The truth is out in the world that cooperatives have the ability to
ably carter for the financial needs of the rural poor – in this case,
the 6,885, 526 people Ifad classifies in its 2009 report as Malawi’s
rural poor- as part of their contribution to the two rural-financing
strategic goals of rural development, and rural poverty reduction.
These needs are met by increasing access to finance for rural small
scale farmers to improve crop productivity, promoting principles of
financial inclusion by promoting affordable payment mechanisms and
depository facilities to communities outside the banking ambit, as
well as reducing economic vulnerabilities.
“Savings and access to credit helps rural farmers and rural households
manage seasonal liquidity shortages, and meet planned and unplanned
life events. In addition, cooperatives have a special relevance to
rural areas because their model differs from that of other financial
institutions in so many ways,” he adds.
Some of these ways include the fact that the majority of cooperatives’
clients are largely outside the ambit of most formal banking services;
they are member-owned service organisations based on the principles of
mutual self-help, self-governance, proximity, and local knowledge;
their business model is driven by demand, as they are set up on the
realization that their members need financial services, and; are
lauded world over for their quest for financial self-reliance, as
characterized by a ‘savings first’ approach.
To achieve these goals, says Nyekanyeka, cooperatives use approaches
such as value-chain financing and study circle.
Value chain is premised on the realization that provision of the right
finance at the right time can mean greater efficiency, improved
product quality and increased incomes by expanding access to
affordable and convenient loans.
Study circle, on the other hand, is a method that allows people from
all spheres of life to express their opinions democratically and
without fear of intimidation- giving participants a platform to
broaden their knowledge of issues by appreciating experiences and
viewpoints of others in their community.
Studies have shown that these approaches reduce costs associated with
extension services as community members are able to identify and solve
their own problems. They also increase the level of farmers’
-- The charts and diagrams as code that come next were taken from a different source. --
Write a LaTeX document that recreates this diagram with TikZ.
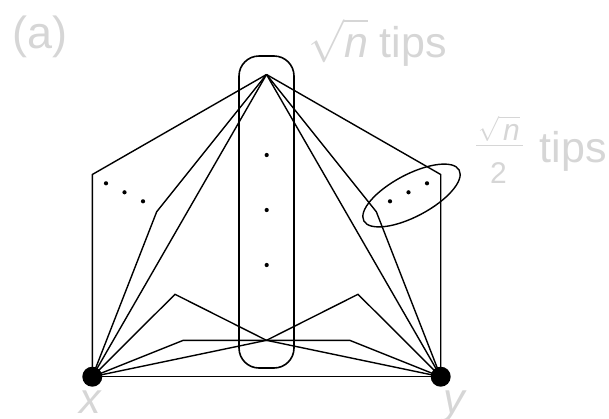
\RequirePackage{fix-cm}
\documentclass[tikz,border=0pt]{standalone}
\usepackage{amsmath}
\usepackage{fontspec}
\setmainfont{Liberation Sans}
\definecolor{lbl}{RGB}{214,214,214}
\newcommand{\sqn}{\sqrt{\vphantom{l}\textit{n}}}
\newcommand{\smallsqn}{{\fontsize{25}{29}\selectfont
  $\displaystyle\sqrt{\vphantom{l}\kern4pt\hbox{\fontsize{30}{36}\selectfont\itshape n}}$}}
\begin{document}
\begin{tikzpicture}[x=1pt,y=-1pt,
  edge/.style={line width=1.4pt, line join=miter},
  bigdot/.style={circle, fill=black, inner sep=0pt, minimum size=20pt},
  smalldot/.style={circle, fill=black, inner sep=0pt, minimum size=4.2pt},
  lbltext/.style={text=lbl, inner sep=0pt, font=\fontsize{43}{50}\selectfont}]
\useasboundingbox (0,0) rectangle (609,418);
% key points
\coordinate (top) at (266.5,74.5);
\coordinate (bot) at (266.5,340.3);
\coordinate (lv) at (92.3,174.5);
\coordinate (rv) at (440.7,174.5);
\coordinate (lk) at (156.7,211.7);
\coordinate (rk) at (376.3,211.7);
\coordinate (lm) at (175,294.3);
\coordinate (rm) at (358,294.3);
\coordinate (lh) at (183.3,340.3);
\coordinate (rh) at (349.7,340.3);
\coordinate (ec) at (411.5,195.5);
% tips box
\node[draw, line width=1.6pt, rounded corners=20pt, minimum width=55pt,
      minimum height=312pt, inner sep=0pt] (tipsbox) at (266.5,212) {};
% ellipse
\draw[edge, rotate around={28:(ec)}] (ec) ellipse [x radius=54pt, y radius=21pt];
% end points
\node[bigdot] (x) at (92.3,376.7) {};
\node[bigdot] (y) at (440.7,376.7) {};
% paths
\draw[edge] (x.center) -- (lv) -- (top);
\draw[edge] (x.center) -- (lk) -- (top);
\draw[edge] (x.center) -- (top);
\draw[edge] (y.center) -- (rv) -- (top);
\draw[edge] (y.center) -- (rk) -- (top);
\draw[edge] (y.center) -- (top);
\draw[edge] (x.center) -- (lm) -- (bot) -- (y.center);
\draw[edge] (y.center) -- (rm) -- (bot) -- (x.center);
\draw[edge] (x.center) -- (lh) -- (rh) -- (y.center);
\draw[edge] (x.center) -- (y.center);
% dots
\node[smalldot] (d1) at (266.7,155) {};
\node[smalldot] (d2) at (266.7,210) {};
\node[smalldot] (d3) at (266.7,265) {};
\node[smalldot] (l1) at (106,183.3) {};
\node[smalldot] (l2) at (124.5,192.3) {};
\node[smalldot] (l3) at (143,201.3) {};
\node[smalldot] (r1) at (390,201.3) {};
\node[smalldot] (r2) at (408.5,192.3) {};
\node[smalldot] (r3) at (427,183.3) {};
% labels
\node[lbltext, font=\fontsize{45}{54}\selectfont, anchor=base west] (lab) at (12,48) {(a)};
\node[lbltext, anchor=base west] (sq) at (308,57.7) {$\sqn$ tips};
% half fraction label
\node[lbltext, anchor=base west] (hnum) at (478,140.3) {\smallsqn};
\coordinate (barl) at (476,145.3);
\coordinate (barr) at (522.7,145.3);
\draw[lbl, line width=1.4pt] (barl) -- (barr);
\node[lbltext, font=\fontsize{30}{36}\selectfont, anchor=base] (hden) at (498.5,183.7) {2};
\node[lbltext, anchor=base west] (htips) at (539.5,162) {tips};
\node[lbltext, anchor=base] (xl) at (91,413) {\textit{x}};
\node[lbltext, anchor=base] (yl) at (455.5,413) {\textit{y}};
\end{tikzpicture}
\end{document}
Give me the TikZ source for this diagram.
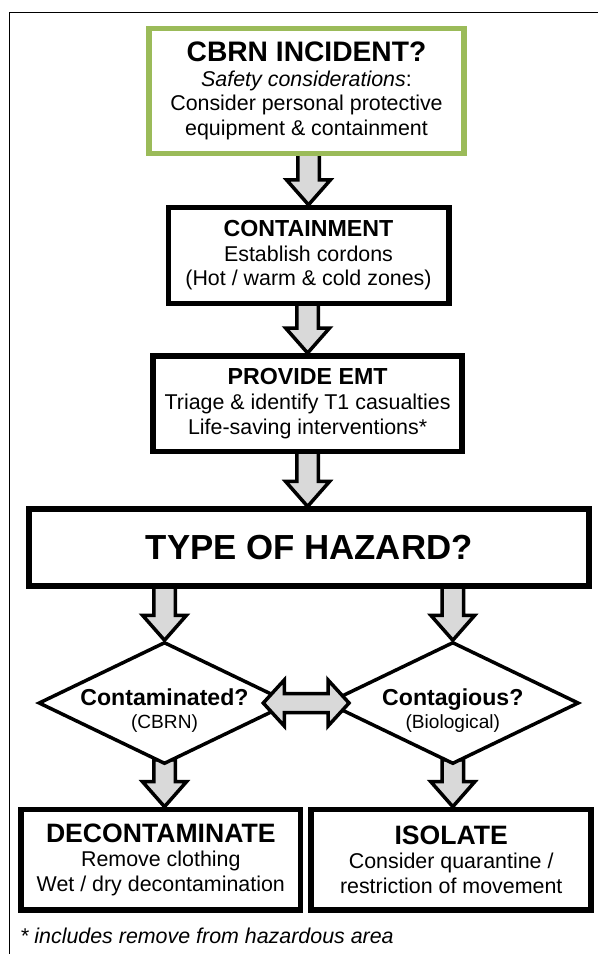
\documentclass[tikz,border=0pt]{standalone}
\usepackage{fontspec}
\setmainfont{Liberation Sans}
\usetikzlibrary{shapes,calc,backgrounds}
\definecolor{boxgreen}{RGB}{155,187,89}
\definecolor{arrowgray}{RGB}{217,217,217}

\begin{document}
\begin{tikzpicture}
  [x=1pt,y=-1pt,
  box/.style={rectangle,draw=black,fill=white,line width=5.5pt,align=center,inner sep=0pt,font=\fontsize{21.4}{24.7}\selectfont},
  greenbox/.style={box,draw=boxgreen},
  decision/.style={diamond,draw=black,fill=white,line width=3.5pt,inner sep=0pt,minimum width=252pt,minimum height=122pt},
  decisiontext/.style={align=center,inner sep=0pt,font=\fontsize{19.1}{23.5}\selectfont},
  fatdown/.style={draw=black,fill=arrowgray,line width=3.5pt,line join=miter,
    to path={let \p1=(\tikztostart), \p2=(\tikztotarget) in
      (\x2-10.75pt,\y1) -- (\x2-10.75pt,\y2+25pt) -- (\x2-22pt,\y2+25pt) -- (\x2,\y2)
      -- (\x2+22pt,\y2+25pt) -- (\x2+10.75pt,\y2+25pt) -- (\x2+10.75pt,\y1) -- cycle}},
  fatboth/.style={draw=black,fill=arrowgray,line width=3.5pt,line join=miter,
    to path={let \p1=(\tikztostart), \p2=(\tikztotarget) in
      (\x1,\y1) -- (\x1+21pt,\y1+23pt) -- (\x1+21pt,\y1+9.5pt) -- (\x2-21pt,\y1+9.5pt)
      -- (\x2-21pt,\y1+23pt) -- (\x2,\y1) -- (\x2-21pt,\y1-23pt) -- (\x2-21pt,\y1-9.5pt)
      -- (\x1+21pt,\y1-9.5pt) -- (\x1+21pt,\y1-23pt) -- cycle}}]
  \useasboundingbox (0,0) rectangle (598,954);

  \draw [line width=1.5pt] (9.3,954) |- (598,12.7);

  \node[greenbox,minimum width=314.7pt,minimum height=125pt] (incident) at (306.5,91)
    {{\fontsize{28.2}{24.7}\selectfont\bfseries CBRN INCIDENT?}\\\textit{Safety considerations}:\\Consider personal protective\\equipment \& containment};
  \node[box,minimum width=280.5pt,minimum height=95.7pt] (contain) at (308.5,255.4)
    {{\fontsize{23.2}{24.7}\selectfont\bfseries CONTAINMENT}\\Establish cordons\\(Hot / warm \& cold zones)};
  \node[box,minimum width=308.8pt,minimum height=95.7pt] (emt) at (307.6,403.6)
    {{\fontsize{23.2}{24.7}\selectfont\bfseries PROVIDE EMT}\\Triage \& identify T1 casualties\\Life-saving interventions*};
  \node[box,minimum width=560pt,minimum height=76.8pt] (hazard) at (309.2,547.6)
    {\fontsize{34.8}{36}\selectfont\bfseries TYPE OF HAZARD?};

  \node[decision] (contam) at (164.5,703) {};
  \node[decision] (contag) at (452.8,703) {};

  \node[box,minimum width=279.4pt,minimum height=100.5pt] (decon) at (160.8,859.7)
    {{\fontsize{26.6}{24.7}\selectfont\bfseries DECONTAMINATE}\\Remove clothing\\Wet / dry decontamination};
  \node[box,minimum width=280pt,minimum height=100.5pt] (isolate) at (451.2,859.7)
    {{\fontsize{26.6}{24.7}\selectfont\bfseries ISOLATE}\\Consider quarantine /\\restriction of movement};

  \node[anchor=west,inner sep=0pt,font=\fontsize{21.4}{24.7}\selectfont\itshape] (note) at (20,936)
    {* includes remove from hazardous area};

  \begin{scope}[on background layer]
    \draw [fatdown] ([yshift=5pt]incident.south) to (contain.north);
    \draw [fatdown] ([yshift=5pt]contain.south) to (emt.north);
    \draw [fatdown] ([yshift=5pt]emt.south) to (emt.south |- hazard.north);
    \draw [fatdown] ($(contam.north |- hazard.south)+(0,-5)$) to (contam.north);
    \draw [fatdown] ($(contag.north |- hazard.south)+(0,-5)$) to (contag.north);
    \draw [fatdown] ([yshift=6pt]contam.south) to (contam.south |- decon.north);
    \draw [fatdown] ([yshift=6pt]contag.south) to (contag.south |- isolate.north);
  \end{scope}

  \draw [fatboth] ([xshift=-29pt]contam.east) to ([xshift=24pt]contag.west);

  \node[decisiontext] (contamtext) at ($(contam)+(0,7.5)$)
    {{\fontsize{23.1}{23.5}\selectfont\bfseries Contaminated?}\\(CBRN)};
  \node[decisiontext] (contagtext) at ($(contag)+(0,7.5)$)
    {{\fontsize{23.1}{23.5}\selectfont\bfseries Contagious?}\\(Biological)};

\end{tikzpicture}
\end{document}
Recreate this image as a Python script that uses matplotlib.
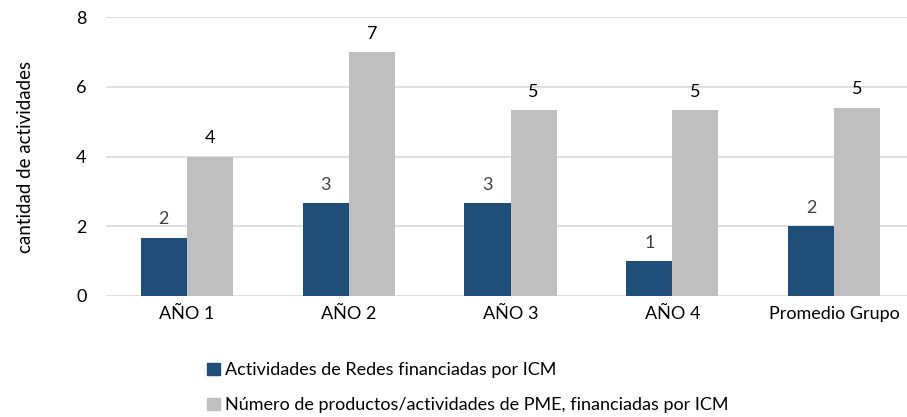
import matplotlib
matplotlib.use("Agg")
import matplotlib.pyplot as plt
import numpy as np
from matplotlib.patches import Patch

plt.rcParams['font.family'] = ['Lato', 'DejaVu Sans']

categories = ["AÑO 1", "AÑO 2", "AÑO 3", "AÑO 4", "Promedio Grupo"]
redes = [1.67, 2.67, 2.67, 1.0, 2.0]
pme = [4.0, 7.0, 5.33, 5.33, 5.41]
redes_labels = ["2", "3", "3", "1", "2"]
pme_labels = ["4", "7", "5", "5", "5"]
series_names = ["Actividades de Redes financiadas por ICM",
                "Número de productos/actividades de PME, financiadas por ICM"]

c_dark = "#1f4e79"
c_gray = "#bfbfbf"

fig = plt.figure(figsize=(9.07, 4.17), dpi=100)
ax = fig.add_axes([106/907, 1-296/417, 1-106/907, (296-17.3)/417])

x = np.arange(len(categories))
w = 0.285
ax.bar(x - w/2, redes, w, color=c_dark, zorder=3)
ax.bar(x + w/2, pme, w, color=c_gray, zorder=3)

for xi, v, t in zip(x, redes, redes_labels):
    ax.text(xi - w/2, v + 0.3, t, ha='center', va='bottom', fontsize=13, color='#404040')
for xi, v, t in zip(x, pme, pme_labels):
    ax.text(xi + w/2, v + 0.3, t, ha='center', va='bottom', fontsize=13, color='#000000')

ax.set_ylim(0, 8)
ax.set_yticks([0, 2, 4, 6, 8])
ax.set_xlim(-0.5, 4.45)
ax.set_xticks(x)
ax.set_xticklabels(categories)
ax.yaxis.grid(True, color='#d9d9d9', linewidth=1.2, zorder=0)
ax.set_axisbelow(True)
for s in ['top', 'right', 'left', 'bottom']:
    ax.spines[s].set_visible(False)
ax.tick_params(axis='both', length=0, labelsize=13, colors='#000000')
ax.tick_params(axis='x', pad=7)
ax.tick_params(axis='y', pad=14)
ax.set_ylabel("cantidad de actividades", fontsize=13.5, labelpad=30)

handles = [Patch(color=c_dark), Patch(color=c_gray)]
fig.legend(handles, series_names, loc='upper left', bbox_to_anchor=(200/907, 1-355/417),
           frameon=False, fontsize=13, handlelength=0.7, handleheight=0.7,
           handletextpad=0.3, labelspacing=1.05, borderaxespad=0)

fig.savefig("out.png", dpi=100)
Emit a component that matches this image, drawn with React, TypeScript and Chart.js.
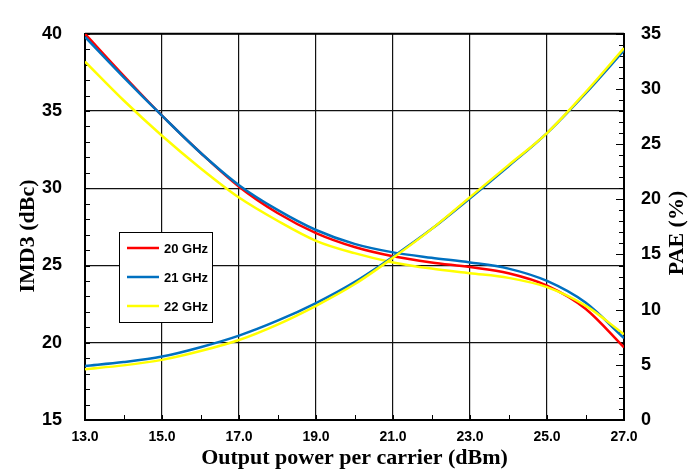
import React, { useEffect, useRef } from 'react';
import { Chart, registerables } from 'chart.js';

Chart.register(...registerables);

// Output power per carrier (dBm)
const power = [13, 14, 15, 16, 17, 18, 19, 20, 21, 22, 23, 24, 25, 26, 27];

// IMD3 (dBc)
const imd3_20GHz = [40.0, 37.3, 34.7, 32.3, 30.1, 28.4, 27.1, 26.2, 25.6, 25.2, 24.9, 24.5, 23.7, 22.2, 19.7];
const imd3_21GHz = [39.8, 37.2, 34.7, 32.3, 30.2, 28.6, 27.3, 26.4, 25.85, 25.5, 25.2, 24.8, 24.0, 22.6, 20.3];
const imd3_22GHz = [38.2, 35.7, 33.4, 31.3, 29.4, 27.9, 26.6, 25.8, 25.2, 24.8, 24.5, 24.2, 23.6, 22.4, 20.55];

// PAE (%)
const pae_21GHz = [4.9, 5.25, 5.75, 6.6, 7.65, 9.0, 10.6, 12.5, 14.8, 17.3, 20.1, 23.0, 26.0, 29.6, 33.5];
const pae_22GHz = [4.6, 4.95, 5.45, 6.25, 7.25, 8.65, 10.35, 12.3, 14.7, 17.3, 20.2, 23.1, 26.0, 29.7, 33.7];

const legendLabels = ['20 GHz', '21 GHz', '22 GHz'];
const xTitle = 'Output power per carrier (dBm)';
const yTitle = 'IMD3 (dBc)';
const y1Title = 'PAE (%)';

const RED = '#FF0000';
const BLUE = '#0070C0';
const YELLOW = '#FFFF00';
const legendColors = [RED, BLUE, YELLOW];

const toPts = (ys: number[]) => ys.map((y, i) => ({ x: power[i], y }));

const decorPlugin = {
  id: 'decor',
  beforeDatasetsDraw(chart: any) {
    const { ctx, chartArea, scales } = chart;
    const { left, right, top, bottom } = chartArea;
    ctx.save();
    ctx.strokeStyle = '#000';
    ctx.lineWidth = 1;
    ctx.beginPath();
    for (let v = 13; v <= 27; v += 1) {
      const px = Math.round(scales.x.getPixelForValue(v)) + 0.5;
      ctx.moveTo(px, bottom);
      ctx.lineTo(px, bottom - 5);
    }
    for (let v = 15; v <= 40; v += 1) {
      const py = Math.round(scales.y.getPixelForValue(v)) + 0.5;
      ctx.moveTo(left, py);
      ctx.lineTo(left + 5, py);
    }
    for (let v = 0; v <= 35; v += 1) {
      const py = Math.round(scales.y1.getPixelForValue(v)) + 0.5;
      ctx.moveTo(right, py);
      ctx.lineTo(right - (v % 5 === 0 ? 8 : 5), py);
    }
    ctx.stroke();
    ctx.lineWidth = 2;
    ctx.beginPath();
    ctx.moveTo(left, top);
    ctx.lineTo(right, top);
    ctx.stroke();
    ctx.restore();
  },
  afterDraw(chart: any) {
    const { ctx, chartArea } = chart;
    ctx.save();
    // legend box
    const bx = 119, by = 232, bw = 93, bh = 90;
    ctx.fillStyle = '#fff';
    ctx.fillRect(bx, by, bw, bh);
    ctx.strokeStyle = '#000';
    ctx.lineWidth = 1;
    ctx.strokeRect(bx + 0.5, by + 0.5, bw, bh);
    ctx.font = 'bold 13px "Liberation Sans", Arial, sans-serif';
    ctx.textBaseline = 'middle';
    ctx.textAlign = 'left';
    legendLabels.forEach((lab, i) => {
      const y = by + 16 + i * 29;
      ctx.strokeStyle = legendColors[i];
      ctx.lineWidth = 2.5;
      ctx.beginPath();
      ctx.moveTo(127, y);
      ctx.lineTo(159, y);
      ctx.stroke();
      ctx.fillStyle = '#000';
      ctx.fillText(lab, 164, y + 1);
    });
    // titles
    ctx.fillStyle = '#000';
    ctx.font = 'bold 22px "Liberation Serif", "Times New Roman", serif';
    ctx.textAlign = 'center';
    ctx.textBaseline = 'middle';
    ctx.fillText(xTitle, (chartArea.left + chartArea.right) / 2, 458);
    ctx.save();
    ctx.translate(28, 236);
    ctx.rotate(-Math.PI / 2);
    ctx.fillText(yTitle, 0, 0);
    ctx.restore();
    ctx.save();
    ctx.translate(677, 233);
    ctx.rotate(-Math.PI / 2);
    ctx.fillText(y1Title, 0, 0);
    ctx.restore();
    ctx.restore();
  },
};

export default function App() {
  const ref = useRef<HTMLCanvasElement | null>(null);
  useEffect(() => {
    if (!ref.current) return;
    const tickFont = { family: '"Liberation Sans", Arial, sans-serif', weight: 'bold' as const, size: 18 };
    const line = (data: number[], color: string, axis: string, order: number) => ({
      data: toPts(data),
      borderColor: color,
      backgroundColor: color,
      borderWidth: 2.5,
      pointRadius: 0,
      cubicInterpolationMode: 'monotone' as const,
      yAxisID: axis,
      fill: false,
      order,
    });
    const chart = new Chart(ref.current, {
      type: 'line',
      data: {
        datasets: [
          line(imd3_20GHz, RED, 'y', 6),
          line(imd3_21GHz, BLUE, 'y', 5),
          line(imd3_22GHz, YELLOW, 'y', 4),
          line(pae_21GHz, BLUE, 'y1', 3),
          line(pae_22GHz, YELLOW, 'y1', 2),
        ],
      },
      options: {
        animation: false,
        responsive: false,
        maintainAspectRatio: false,
        devicePixelRatio: 1,
        layout: { padding: { top: 22, left: 0, right: 0, bottom: 0 } },
        plugins: { legend: { display: false }, tooltip: { enabled: false } },
        elements: { point: { radius: 0 } },
        scales: {
          x: {
            type: 'linear',
            min: 13,
            max: 27,
            ticks: {
              stepSize: 2,
              autoSkip: false,
              maxRotation: 0,
              color: '#000',
              padding: 9,
              font: { ...tickFont, size: 14 },
              callback: (v: any) => Number(v).toFixed(1),
            },
            grid: { color: '#111', lineWidth: 1.2, drawTicks: false },
            border: { display: true, color: '#000', width: 2 },
            afterFit: (s: any) => { s.height = 54; },
          },
          y: {
            position: 'left',
            min: 15,
            max: 40,
            ticks: { stepSize: 5, color: '#000', padding: 23, font: tickFont },
            grid: { color: '#111', lineWidth: 1.2, drawTicks: false },
            border: { display: true, color: '#000', width: 2 },
            afterFit: (s: any) => { s.width = 85; },
          },
          y1: {
            position: 'right',
            min: 0,
            max: 35,
            ticks: { stepSize: 5, color: '#000', padding: 17, font: tickFont },
            grid: { drawOnChartArea: false, drawTicks: false },
            border: { display: true, color: '#000', width: 2 },
            afterFit: (s: any) => { s.width = 65; },
          },
        },
      } as any,
      plugins: [decorPlugin],
    });
    return () => chart.destroy();
  }, []);
  return (
    <div style={{ position: 'absolute', left: 0, top: 0, width: 689, height: 474, background: '#fff' }}>
      <canvas ref={ref} width={689} height={474} style={{ width: 689, height: 474, display: 'block' }} />
    </div>
  );
}
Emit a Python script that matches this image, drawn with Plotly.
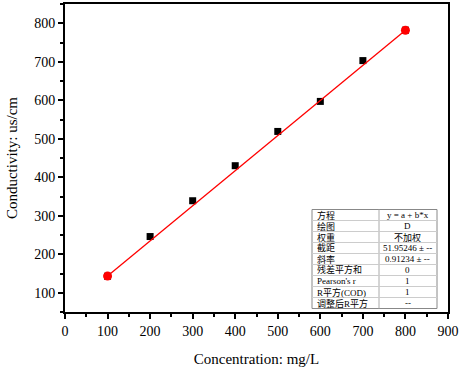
import plotly.graph_objects as go

conc = [100, 200, 300, 400, 500, 600, 700, 800]
cond = [143, 246, 339, 430, 519, 597, 703, 782]
intercept = 51.95246
slope = 0.91234
fit_x = [100, 800]
fit_y = [intercept + slope * v for v in fit_x]

table_labels = ["方程", "绘图", "权重", "截距", "斜率", "残差平方和", "Pearson's r", "R平方(COD)", "调整后R平方"]
table_values = ["y = a + b*x", "D", "不加权", "51.95246 ± --", "0.91234 ± --", "0", "1", "1", "--"]

W, H = 462, 367
L, R, T, B = 65, 14, 4, 55
pw, ph = W - L - R, H - T - B

def px_x(px):
    return (px - L) / pw

def px_y(py):
    return (H - B - py) / ph

fig = go.Figure()
fig.add_trace(go.Scatter(x=conc, y=cond, mode="markers",
                         marker=dict(symbol="square", size=7, color="black"), showlegend=False))
fig.add_trace(go.Scatter(x=fit_x, y=fit_y, mode="lines+markers",
                         line=dict(color="red", width=1.3),
                         marker=dict(symbol="circle", size=9, color="red"), showlegend=False))

serif = "Liberation Serif, Times New Roman, serif"
cjk = "Liberation Serif, Noto Sans CJK SC, serif"

axis_common = dict(showline=True, linecolor="black", linewidth=2, mirror=True,
                   ticks="outside", tickwidth=2, ticklen=5, tickcolor="black",
                   showgrid=False, zeroline=False, automargin=False,
                   tickfont=dict(family=serif, size=14, color="black"),
                   minor=dict(ticks="outside", ticklen=3, tickwidth=2, tickcolor="black", dtick=50))

fig.update_xaxes(range=[0, 900], dtick=100, **axis_common,
                 title=dict(text="Concentration: mg/L", font=dict(family=serif, size=15, color="black"), standoff=16))
fig.update_yaxes(range=[50, 850], tickvals=[100, 200, 300, 400, 500, 600, 700, 800], **axis_common,
                 title=dict(text="Conductivity: us/cm", font=dict(family=serif, size=15, color="black"), standoff=13))

# Table
tx0, tx1, txm = px_x(312), px_x(437), px_x(379)
ty_top = px_y(209.5)
row_h = 11.0 / ph
n = len(table_labels)
ty_bot = ty_top - n * row_h
shapes = [dict(type="rect", xref="paper", yref="paper", x0=tx0, x1=tx1, y0=ty_bot, y1=ty_top,
               line=dict(color="#888", width=1), fillcolor="white", layer="above")]
shapes.append(dict(type="line", xref="paper", yref="paper", x0=txm, x1=txm, y0=ty_bot, y1=ty_top,
                   line=dict(color="#aaa", width=1)))
annotations = []
for i, (lab, val) in enumerate(zip(table_labels, table_values)):
    yt = ty_top - i * row_h
    yc = yt - row_h / 2
    if i > 0:
        shapes.append(dict(type="line", xref="paper", yref="paper", x0=tx0, x1=tx1, y0=yt, y1=yt,
                           line=dict(color="#ccc", width=1)))
    annotations.append(dict(xref="paper", yref="paper", x=tx0 + 3 / pw, y=yc, text=lab, showarrow=False,
                            xanchor="left", yanchor="middle", font=dict(family=cjk, size=9, color="black")))
    annotations.append(dict(xref="paper", yref="paper", x=(txm + tx1) / 2, y=yc, text=val, showarrow=False,
                            xanchor="center", yanchor="middle", font=dict(family=cjk, size=9, color="black")))

fig.update_layout(width=W, height=H, margin=dict(l=L, r=R, t=T, b=B),
                  plot_bgcolor="white", paper_bgcolor="white",
                  shapes=shapes, annotations=annotations)

fig.write_html("out.html", config={"displayModeBar": False},
               post_script="document.body.style.margin='0';document.body.style.overflow='hidden';")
knowledge on current and probable produce prices, post-harvest
management (storage and pest control) skills, HIV and AIDS and
business management information.
“Loan processing costs are reduced, too. And, so, are monitoring and
debt collection costs. In short, chances of default are reduced, “says
Nyekanyeka, adding:
“It is so simple to start addressing challenges in Agriculture. But
the National Budget is not enough. That is why agriculture has, in
more ways than one, been neglected. We need to increase rural people’s
access to financing,” says Nyekanyeka.
Nyekanyeka ties his point on Bvumbwe Sacco statistics that 80 percent
of its members are farmers.
And it sounds sweet, really, heard through the prism of ordinary ears.
Not to Dr. David Mkwambisi, the Bunda College of Agriculture-based
Environment and Development expert. Mkwambisi argues that, “despite
the proliferation of farmer-owned organisations and farmer (dominated)
cooperatives, the poverty index among smallholder farmers is
alarming”.
Dr. Mkwambisi notes that “this clearly shows that designing,
implementing, monitoring of agricultural interventions is not
coordinated, thereby duplicating efforts, confusing the farmer,
disturbing ecosystems and landscapes, while increasing administrative
ecological footprints”.
In other words, Dr. Mkwambisi’s prescribes policy misfiring as the
weevil in our agricultural stem.
It is encouraging, however, to note that the Bankers Association of
Malawi (Bam) has stated that its members are trying hard to bring the
cash that changes lives to the rural areas.
Bam executive director, Fanuel Kumdana, notes, however that rural
banking goes with extra-costs in terms of security and operational
needs.
He says, for example, that automated machines require electricity and
security. In the absence of electricity, Diesel-run generators take
the place, making it more expensive to run rural operations.